Morning and Evening
(From Leslie)
My two favorite parts of any day are the early morning and the evening time just before everyone settles down to write the next day's lesson plans. Both times are cooler and quiet but infused with activity too.
In the morning:
When I arrive at the school usually just before class starts at 8, I see the "tracks" of the teaching, signing, and activities from the day before. Chairs sit empty in circles leaving evidence that discussions happened the night before. A format never really seen in Chinese classrooms and a set up that the classroom may not see again until next summer. The chalkboard is full of words and phrases from the day either from class or from the countless discussions that happen in between those time and during the evening literary magazine meetings, office hours, rap sessions, music groups, and play rehearsals. I can often tell which teacher was the last to use the blackboard just by what is written on it. For example:
Andrew: Pictionary remnants
Lisa: some interesting literary prompt such as "write a letter to yourself as if you were a shoe"
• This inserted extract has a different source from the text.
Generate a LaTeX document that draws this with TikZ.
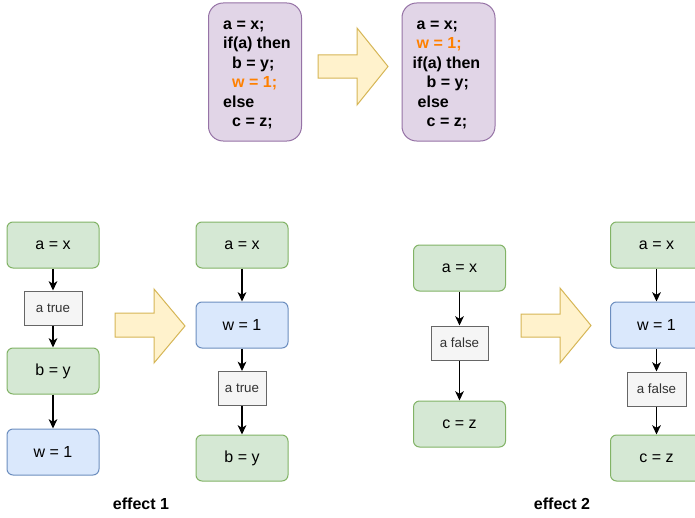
\documentclass[tikz,border=0pt]{standalone}
\usepackage{fontspec}
\setmainfont{Liberation Sans}
\usetikzlibrary{arrows.meta}
\definecolor{purfill}{HTML}{E1D5E7}
\definecolor{purline}{HTML}{9673A6}
\definecolor{grfill}{HTML}{D5E8D4}
\definecolor{grline}{HTML}{82B366}
\definecolor{blfill}{HTML}{DAE8FC}
\definecolor{blline}{HTML}{6C8EBF}
\definecolor{gyfill}{HTML}{F5F5F5}
\definecolor{gyline}{HTML}{666666}
\definecolor{gytext}{HTML}{333333}
\definecolor{yefill}{HTML}{FFF2CC}
\definecolor{yeline}{HTML}{D6B656}
\definecolor{orangetxt}{HTML}{FF8000}
\tikzset{
  codebox/.style={draw=purline, fill=purfill, rounded corners=11pt, line width=0.75pt,
    minimum width=69.75pt, minimum height=103.5pt, inner sep=0pt},
  codetext/.style={inner sep=0pt, align=left,
    font=\bfseries\fontsize{12}{14.6}\selectfont},
  greenbox/.style={draw=grline, fill=grfill, rounded corners=4.5pt, line width=0.75pt,
    minimum width=69pt, minimum height=34.5pt, inner sep=0pt, font=\fontsize{12}{14}\selectfont},
  bluebox/.style={draw=blline, fill=blfill, rounded corners=4.5pt, line width=0.75pt,
    minimum width=69pt, minimum height=34.5pt, inner sep=0pt, font=\fontsize{12}{14}\selectfont},
  condbox/.style={draw=gyline, fill=gyfill, line width=0.75pt, text=gytext,
    minimum height=25.5pt, inner sep=0pt, font=\fontsize{10}{12}\selectfont},
  bigarrow/.style={draw=yeline, fill=yefill, line width=0.75pt, line join=miter},
  flow/.style={draw=black, line width=1.1pt, -{Stealth[length=7pt,width=6.5pt,inset=2pt]}},
  caption/.style={font=\bfseries\fontsize{12}{14}\selectfont, inner sep=0pt}
}
\newcommand{\ind}[1]{\hspace*{#1pt}}
\begin{document}
\begin{tikzpicture}[x=0.75pt,y=-0.75pt]
\useasboundingbox (0,0) rectangle (695,517);
\fill[white] (0,0) rectangle (695,517);

% top code boxes
\node[codebox] (code1) at (255,72) {};
\node[codetext] (code1t) at (257,75) {a = x;\\if(a) then\\\ind{6.75}b = y;\\\ind{6.75}\textcolor{orangetxt}{w = 1;}\\else\\\ind{6.75}c = z;};
\node[codebox] (code2) at (448.5,72) {};
\node[codetext] (code2t) at (446.5,75) {\ind{3}a = x;\\\ind{3}\textcolor{orangetxt}{w = 1;}\\if(a) then\\\ind{10.5}b = y;\\\ind{3.75}else\\\ind{10.5}c = z;};
\draw[bigarrow] (318,55) -- (357,55) -- (357,28) -- (388,66.5) -- (357,105) -- (357,78) -- (318,78) -- cycle;

% effect 1, before
\node[greenbox] (e1ax) at (53,245) {a = x};
\node[condbox, minimum width=43.5pt] (e1at) at (53,308) {a true};
\node[greenbox] (e1by) at (53,371) {b = y};
\node[bluebox] (e1w) at (53,452) {w = 1};
\draw[flow] (e1ax) -- (e1at);
\draw[flow] (e1at) -- (e1by);
\draw[flow] (e1by) -- (e1w);

\draw[bigarrow] (115,313) -- (154,313) -- (154,289) -- (185,326) -- (154,363) -- (154,337) -- (115,337) -- cycle;

% effect 1, after
\node[greenbox] (f1ax) at (242,245) {a = x};
\node[bluebox] (f1w) at (242,325) {w = 1};
\node[condbox, minimum width=36pt] (f1at) at (242,388.5) {a true};
\node[greenbox] (f1by) at (242,458) {b = y};
\draw[flow] (f1ax) -- (f1w);
\draw[flow] (f1w) -- (f1at);
\draw[flow] (f1at) -- (f1by);

\node[caption] (cap1) at (141,504) {effect 1};

% effect 2, before
\node[greenbox] (e2ax) at (459.5,268) {a = x};
\node[condbox, minimum width=42.75pt] (e2af) at (459.5,343) {a false};
\node[greenbox] (e2cz) at (459.5,424) {c = z};
\draw[flow] (e2ax) -- (e2af);
\draw[flow] (e2af) -- (e2cz);

\draw[bigarrow] (521,314) -- (560,314) -- (560,288) -- (591,325.5) -- (560,363) -- (560,337) -- (521,337) -- cycle;

% effect 2, after
\node[greenbox] (f2ax) at (656.5,245) {a = x};
\node[bluebox] (f2w) at (656.5,325) {w = 1};
\node[condbox, minimum width=44.25pt] (f2af) at (656.5,389) {a false};
\node[greenbox] (f2cz) at (656.5,458) {c = z};
\draw[flow] (f2ax) -- (f2w);
\draw[flow] (f2w) -- (f2af);
\draw[flow] (f2af) -- (f2cz);

\node[caption] (cap2) at (562,504) {effect 2};
\end{tikzpicture}
\end{document}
Michael: "Yo dog, what's up?"
Jean: "ABC" (American Born Chinese)
Chris: some big word I have to look up later
Rory: "Homie" and rap lyrics
Betty: words to a Robert Frost poem or a poem her students wrote:
"I like to speak English,
All my homework I will finish,
I will work all day and night,
All my answers will be right."
Ashley: Some important grammar point and the characters from the Wizard of Oz.
Francine: Vocabulary from the day before. But I can here her "teacher" voice when I read them. Very melodic with excellent dictation.
James: All of the words to "This Land is Your Land" by Woody Guthrie
Daniel: "Rhythm", "Coda", "Melody", "Verse" and lots of words to an Irish song
In the evenings:
This is the time when I get to hear about many of those discussions that took place in those circles. When the teachers could be discussing anything, they instead talk about the students, their classes, and their lessons almost nonstop. Something funny that happened that they want to share; an imitation of an accent; a discussion about life, politics, communism, Japan, Taiwan, America, etc. are always being shared in some corner of the room while we eat Auntie Tao's home cooked Chinese meal. And that discussion will trigger another thought that tugged at their known truths and made the teachers question what they have learned from their own teachers and society and culture.
I wish you could be here for all of the moments but these are my favorites.
Leslie
Comments
Leslie: And think of all of the teaching “signs” that have been imprinted on the minds of the students and teachers that cannot be seen but will not be erased or thrown away.